Themes of identity construction through memories and unreliable accounts of the past often surface in Atwood’s fiction. The Blind Assassin reflects Atwood’s ongoing interest in these themes. Like many of her other novels and short stories, this one focuses on a complex and unreliable female narrator, Iris, who is haunted by memories of her past and gradually reveals how apparently straightforward events have actually been distorted. The Blind Assassin is a historical novel but can also be characterized as an example of historic metafiction. The novel features several stories embedded within the main text and self-consciously plays with the idea of how narratives are constructed and come to be considered “true.” Before writing The Blind Assassin, Atwood published another historical novel, Alias Grace, in 1996. Alias Grace focuses on a documented historical event (an 1843 murder), whereas The Blind Assassin invents a fictional plot which plays out against a backdrop of many real and important twentieth-century events, such as World Wars I and II. Atwood uses both novels to explore questions of how individual lives intersect with larger historical dynamics.

The novel’s plot is driven by an implied ideological conflict between capitalism and communism. Iris’s father and husband are both prominent businessmen whose financial success allows them access to political power and influence. Alex Thomas, on the other hand, persistently advocates for rights for working-class individuals. By casting the characters most strongly allied with capitalism as villains, Atwood uses her novel to make a comment on how Canadian society and politics functioned for much of the twentieth-century. In her role as a public intellectual, Atwood has been critical of established systems of power, arguing that they often lead to ethically irresponsible choices and exploitation of vulnerable individuals. These political viewpoints are reflected in The Blind Assassin, even though it is a novel driven primarily by interpersonal dynamics.

The Blind Assassin highlights Atwood’s persistent interest in gendered power dynamics. Perhaps most famously, her 1985 novel The Handmaid’s Tale (subsequently adapted as a television series) used a dystopian lens to describe how women are often disempowered and abused as a result of social and cultural expectations of gender roles. In its representations of women being sexually coerced, trapped in unhappy marriages, and having little control over their reproductive health, The Blind Assassin continues to explore these themes using a lens of realist historical fiction. The Blind Assassin features a character who becomes famous as an author but who also remains mysterious and often misinterpreted, which might reflect Atwood’s own relationship to her fame and status. Throughout her career, Atwood has assertively embedded political critiques within her fiction and has also been an outspoken advocate for causes which are important to her. As a result, she has been subject to significant criticism and has noted publicly that her beliefs are sometimes misrepresented.

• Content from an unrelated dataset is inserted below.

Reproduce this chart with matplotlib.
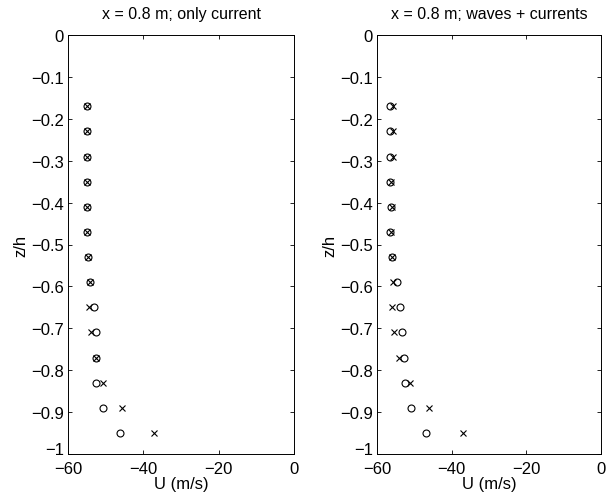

The Blind Assassin also reflects Atwood’s interest in speculative and science fiction, which is seen in many of her novels. The Handmaid’s Tale is set in a dystopian alternative reality, and after the publication of The Blind Assassin, Atwood published her MaddAddam Trilogy, consisting of three novels published between 2003 and 2013. This trilogy explicitly features elements of speculative fiction. While most of The Blind Assassin is realistic, the embedded narrative about the planet Zycron introduces elements of fantasy and speculative fiction into the text. Atwood researched ancient Sumerian civilizations to develop this storyline. Within the world of the novel, the invented Zycron storyline is presented as a form of low-brow, lower status entertainment, but it carries deep thematic resonance with issues that show up in the primary plotline as well. Throughout her writing career, Atwood has used imaginary worlds and speculative plots to draw attention to serious political issues, such as climate change and the exploitation of women.